Set task:
Copy out the listing that follows, exact in every word, and skip the images.

Data segment:
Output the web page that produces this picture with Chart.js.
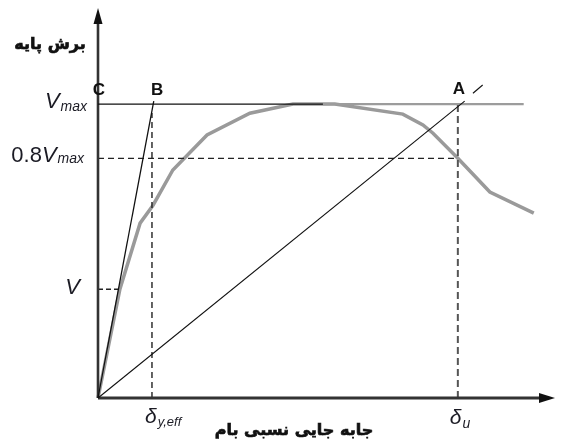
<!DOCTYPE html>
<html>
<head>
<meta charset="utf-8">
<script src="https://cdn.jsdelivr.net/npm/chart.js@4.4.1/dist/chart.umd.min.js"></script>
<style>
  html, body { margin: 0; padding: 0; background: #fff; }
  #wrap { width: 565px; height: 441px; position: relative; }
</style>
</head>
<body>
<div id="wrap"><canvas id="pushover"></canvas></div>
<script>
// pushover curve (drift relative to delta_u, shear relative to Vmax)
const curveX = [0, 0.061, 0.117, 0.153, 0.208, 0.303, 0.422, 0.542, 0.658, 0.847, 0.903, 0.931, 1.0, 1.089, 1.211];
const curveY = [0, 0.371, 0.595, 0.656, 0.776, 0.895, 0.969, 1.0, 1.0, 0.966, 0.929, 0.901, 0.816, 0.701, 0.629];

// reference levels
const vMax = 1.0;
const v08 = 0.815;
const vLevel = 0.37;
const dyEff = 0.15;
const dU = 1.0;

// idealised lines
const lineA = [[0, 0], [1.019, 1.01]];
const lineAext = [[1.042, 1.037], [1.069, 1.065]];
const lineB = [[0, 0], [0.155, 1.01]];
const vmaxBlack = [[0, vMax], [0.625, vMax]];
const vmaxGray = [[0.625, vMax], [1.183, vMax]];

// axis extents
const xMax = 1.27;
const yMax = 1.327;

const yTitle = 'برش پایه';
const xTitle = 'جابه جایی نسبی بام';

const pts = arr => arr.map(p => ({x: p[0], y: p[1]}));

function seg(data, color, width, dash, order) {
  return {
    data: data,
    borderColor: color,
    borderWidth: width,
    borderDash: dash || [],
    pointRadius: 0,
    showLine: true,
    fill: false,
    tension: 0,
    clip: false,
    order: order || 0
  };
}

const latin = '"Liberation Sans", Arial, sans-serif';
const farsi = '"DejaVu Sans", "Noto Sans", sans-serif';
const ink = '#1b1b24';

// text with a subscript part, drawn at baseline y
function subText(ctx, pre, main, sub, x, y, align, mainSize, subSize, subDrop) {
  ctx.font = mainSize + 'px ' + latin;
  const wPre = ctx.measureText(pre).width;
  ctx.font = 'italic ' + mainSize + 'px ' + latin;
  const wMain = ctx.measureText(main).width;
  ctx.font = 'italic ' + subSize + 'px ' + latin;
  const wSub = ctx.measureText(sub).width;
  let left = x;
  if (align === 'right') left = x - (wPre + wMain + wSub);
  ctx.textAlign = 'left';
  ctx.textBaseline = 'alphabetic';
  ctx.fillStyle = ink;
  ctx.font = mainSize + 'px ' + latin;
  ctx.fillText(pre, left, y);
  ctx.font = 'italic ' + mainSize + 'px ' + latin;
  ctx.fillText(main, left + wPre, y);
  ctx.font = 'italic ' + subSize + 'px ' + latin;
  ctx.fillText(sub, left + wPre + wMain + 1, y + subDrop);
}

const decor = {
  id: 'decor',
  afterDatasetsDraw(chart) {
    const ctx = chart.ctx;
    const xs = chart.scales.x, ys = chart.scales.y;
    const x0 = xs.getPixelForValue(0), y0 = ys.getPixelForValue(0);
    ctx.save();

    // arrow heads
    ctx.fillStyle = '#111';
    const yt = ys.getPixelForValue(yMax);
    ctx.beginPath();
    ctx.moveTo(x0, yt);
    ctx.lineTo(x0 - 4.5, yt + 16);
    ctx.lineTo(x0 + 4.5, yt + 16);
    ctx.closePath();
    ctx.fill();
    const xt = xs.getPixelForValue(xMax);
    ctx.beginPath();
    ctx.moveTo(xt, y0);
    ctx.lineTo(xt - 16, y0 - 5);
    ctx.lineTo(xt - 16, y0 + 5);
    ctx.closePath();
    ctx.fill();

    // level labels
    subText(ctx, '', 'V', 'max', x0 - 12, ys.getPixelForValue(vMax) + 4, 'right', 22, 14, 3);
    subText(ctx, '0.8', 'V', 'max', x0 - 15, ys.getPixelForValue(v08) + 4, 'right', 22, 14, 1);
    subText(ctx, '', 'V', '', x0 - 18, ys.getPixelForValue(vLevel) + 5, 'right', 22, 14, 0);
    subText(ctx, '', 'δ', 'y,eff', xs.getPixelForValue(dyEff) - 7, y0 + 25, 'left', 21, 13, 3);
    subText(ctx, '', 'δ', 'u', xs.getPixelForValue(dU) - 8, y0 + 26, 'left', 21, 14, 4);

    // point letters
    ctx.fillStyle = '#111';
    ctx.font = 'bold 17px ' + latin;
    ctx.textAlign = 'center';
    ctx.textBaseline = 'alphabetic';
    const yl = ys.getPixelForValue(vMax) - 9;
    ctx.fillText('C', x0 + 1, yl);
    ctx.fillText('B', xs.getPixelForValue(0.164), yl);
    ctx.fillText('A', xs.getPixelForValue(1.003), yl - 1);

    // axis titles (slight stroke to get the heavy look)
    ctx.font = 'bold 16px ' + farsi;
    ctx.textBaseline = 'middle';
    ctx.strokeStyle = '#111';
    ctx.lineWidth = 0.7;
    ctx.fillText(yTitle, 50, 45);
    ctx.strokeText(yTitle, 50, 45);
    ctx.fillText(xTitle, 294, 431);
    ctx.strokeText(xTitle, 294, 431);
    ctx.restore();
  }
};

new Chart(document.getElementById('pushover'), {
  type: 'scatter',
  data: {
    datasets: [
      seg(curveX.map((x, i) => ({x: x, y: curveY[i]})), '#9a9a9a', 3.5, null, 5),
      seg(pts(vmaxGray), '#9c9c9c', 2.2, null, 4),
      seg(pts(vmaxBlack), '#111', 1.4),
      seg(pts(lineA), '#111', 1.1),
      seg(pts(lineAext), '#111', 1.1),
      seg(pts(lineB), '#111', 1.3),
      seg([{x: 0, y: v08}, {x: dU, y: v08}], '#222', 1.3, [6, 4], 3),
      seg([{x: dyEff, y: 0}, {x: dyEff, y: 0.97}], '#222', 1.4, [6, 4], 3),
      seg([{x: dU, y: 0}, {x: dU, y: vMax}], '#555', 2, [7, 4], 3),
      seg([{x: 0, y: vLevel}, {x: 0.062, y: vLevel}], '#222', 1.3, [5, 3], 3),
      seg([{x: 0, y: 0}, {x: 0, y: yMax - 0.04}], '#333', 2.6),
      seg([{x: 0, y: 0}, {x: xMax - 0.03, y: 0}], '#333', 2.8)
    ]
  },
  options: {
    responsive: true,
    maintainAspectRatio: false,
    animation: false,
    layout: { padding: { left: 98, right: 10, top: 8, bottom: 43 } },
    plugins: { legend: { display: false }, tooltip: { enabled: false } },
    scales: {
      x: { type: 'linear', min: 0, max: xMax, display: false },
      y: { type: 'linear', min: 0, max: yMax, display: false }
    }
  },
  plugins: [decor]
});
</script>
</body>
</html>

Exercise solution:
Output the web page that produces this picture with Chart.js.
<!DOCTYPE html>
<html>
<head>
<meta charset="utf-8">
<script src="https://cdn.jsdelivr.net/npm/chart.js@4.4.1/dist/chart.umd.min.js"></script>
<style>
  html, body { margin: 0; padding: 0; background: #fff; }
  #wrap { width: 565px; height: 441px; position: relative; }
</style>
</head>
<body>
<div id="wrap"><canvas id="pushover"></canvas></div>
<script>
// pushover curve (drift relative to delta_u, shear relative to Vmax)
const curveX = [0, 0.061, 0.117, 0.153, 0.208, 0.303, 0.422, 0.542, 0.658, 0.847, 0.903, 0.931, 1.0, 1.089, 1.211];
const curveY = [0, 0.371, 0.595, 0.656, 0.776, 0.895, 0.969, 1.0, 1.0, 0.966, 0.929, 0.901, 0.816, 0.701, 0.629];

// reference levels
const vMax = 1.0;
const v08 = 0.815;
const vLevel = 0.37;
const dyEff = 0.15;
const dU = 1.0;

// idealised lines
const lineA = [[0, 0], [1.019, 1.01]];
const lineAext = [[1.042, 1.037], [1.069, 1.065]];
const lineB = [[0, 0], [0.155, 1.01]];
const vmaxBlack = [[0, vMax], [0.625, vMax]];
const vmaxGray = [[0.625, vMax], [1.183, vMax]];

// axis extents
const xMax = 1.27;
const yMax = 1.327;

const yTitle = 'برش پایه';
const xTitle = 'جابه جایی نسبی بام';

const pts = arr => arr.map(p => ({x: p[0], y: p[1]}));

function seg(data, color, width, dash, order) {
  return {
    data: data,
    borderColor: color,
    borderWidth: width,
    borderDash: dash || [],
    pointRadius: 0,
    showLine: true,
    fill: false,
    tension: 0,
    clip: false,
    order: order || 0
  };
}

const latin = '"Liberation Sans", Arial, sans-serif';
const farsi = '"DejaVu Sans", "Noto Sans", sans-serif';
const ink = '#1b1b24';

// text with a subscript part, drawn at baseline y
function subText(ctx, pre, main, sub, x, y, align, mainSize, subSize, subDrop) {
  ctx.font = mainSize + 'px ' + latin;
  const wPre = ctx.measureText(pre).width;
  ctx.font = 'italic ' + mainSize + 'px ' + latin;
  const wMain = ctx.measureText(main).width;
  ctx.font = 'italic ' + subSize + 'px ' + latin;
  const wSub = ctx.measureText(sub).width;
  let left = x;
  if (align === 'right') left = x - (wPre + wMain + wSub);
  ctx.textAlign = 'left';
  ctx.textBaseline = 'alphabetic';
  ctx.fillStyle = ink;
  ctx.font = mainSize + 'px ' + latin;
  ctx.fillText(pre, left, y);
  ctx.font = 'italic ' + mainSize + 'px ' + latin;
  ctx.fillText(main, left + wPre, y);
  ctx.font = 'italic ' + subSize + 'px ' + latin;
  ctx.fillText(sub, left + wPre + wMain + 1, y + subDrop);
}

const decor = {
  id: 'decor',
  afterDatasetsDraw(chart) {
    const ctx = chart.ctx;
    const xs = chart.scales.x, ys = chart.scales.y;
    const x0 = xs.getPixelForValue(0), y0 = ys.getPixelForValue(0);
    ctx.save();

    // arrow heads
    ctx.fillStyle = '#111';
    const yt = ys.getPixelForValue(yMax);
    ctx.beginPath();
    ctx.moveTo(x0, yt);
    ctx.lineTo(x0 - 4.5, yt + 16);
    ctx.lineTo(x0 + 4.5, yt + 16);
    ctx.closePath();
    ctx.fill();
    const xt = xs.getPixelForValue(xMax);
    ctx.beginPath();
    ctx.moveTo(xt, y0);
    ctx.lineTo(xt - 16, y0 - 5);
    ctx.lineTo(xt - 16, y0 + 5);
    ctx.closePath();
    ctx.fill();

    // level labels
    subText(ctx, '', 'V', 'max', x0 - 12, ys.getPixelForValue(vMax) + 4, 'right', 22, 14, 3);
    subText(ctx, '0.8', 'V', 'max', x0 - 15, ys.getPixelForValue(v08) + 4, 'right', 22, 14, 1);
    subText(ctx, '', 'V', '', x0 - 18, ys.getPixelForValue(vLevel) + 5, 'right', 22, 14, 0);
    subText(ctx, '', 'δ', 'y,eff', xs.getPixelForValue(dyEff) - 7, y0 + 25, 'left', 21, 13, 3);
    subText(ctx, '', 'δ', 'u', xs.getPixelForValue(dU) - 8, y0 + 26, 'left', 21, 14, 4);

    // point letters
    ctx.fillStyle = '#111';
    ctx.font = 'bold 17px ' + latin;
    ctx.textAlign = 'center';
    ctx.textBaseline = 'alphabetic';
    const yl = ys.getPixelForValue(vMax) - 9;
    ctx.fillText('C', x0 + 1, yl);
    ctx.fillText('B', xs.getPixelForValue(0.164), yl);
    ctx.fillText('A', xs.getPixelForValue(1.003), yl - 1);

    // axis titles (slight stroke to get the heavy look)
    ctx.font = 'bold 16px ' + farsi;
    ctx.textBaseline = 'middle';
    ctx.strokeStyle = '#111';
    ctx.lineWidth = 0.7;
    ctx.fillText(yTitle, 50, 45);
    ctx.strokeText(yTitle, 50, 45);
    ctx.fillText(xTitle, 294, 431);
    ctx.strokeText(xTitle, 294, 431);
    ctx.restore();
  }
};

new Chart(document.getElementById('pushover'), {
  type: 'scatter',
  data: {
    datasets: [
      seg(curveX.map((x, i) => ({x: x, y: curveY[i]})), '#9a9a9a', 3.5, null, 5),
      seg(pts(vmaxGray), '#9c9c9c', 2.2, null, 4),
      seg(pts(vmaxBlack), '#111', 1.4),
      seg(pts(lineA), '#111', 1.1),
      seg(pts(lineAext), '#111', 1.1),
      seg(pts(lineB), '#111', 1.3),
      seg([{x: 0, y: v08}, {x: dU, y: v08}], '#222', 1.3, [6, 4], 3),
      seg([{x: dyEff, y: 0}, {x: dyEff, y: 0.97}], '#222', 1.4, [6, 4], 3),
      seg([{x: dU, y: 0}, {x: dU, y: vMax}], '#555', 2, [7, 4], 3),
      seg([{x: 0, y: vLevel}, {x: 0.062, y: vLevel}], '#222', 1.3, [5, 3], 3),
      seg([{x: 0, y: 0}, {x: 0, y: yMax - 0.04}], '#333', 2.6),
      seg([{x: 0, y: 0}, {x: xMax - 0.03, y: 0}], '#333', 2.8)
    ]
  },
  options: {
    responsive: true,
    maintainAspectRatio: false,
    animation: false,
    layout: { padding: { left: 98, right: 10, top: 8, bottom: 43 } },
    plugins: { legend: { display: false }, tooltip: { enabled: false } },
    scales: {
      x: { type: 'linear', min: 0, max: xMax, display: false },
      y: { type: 'linear', min: 0, max: yMax, display: false }
    }
  },
  plugins: [decor]
});
</script>
</body>
</html>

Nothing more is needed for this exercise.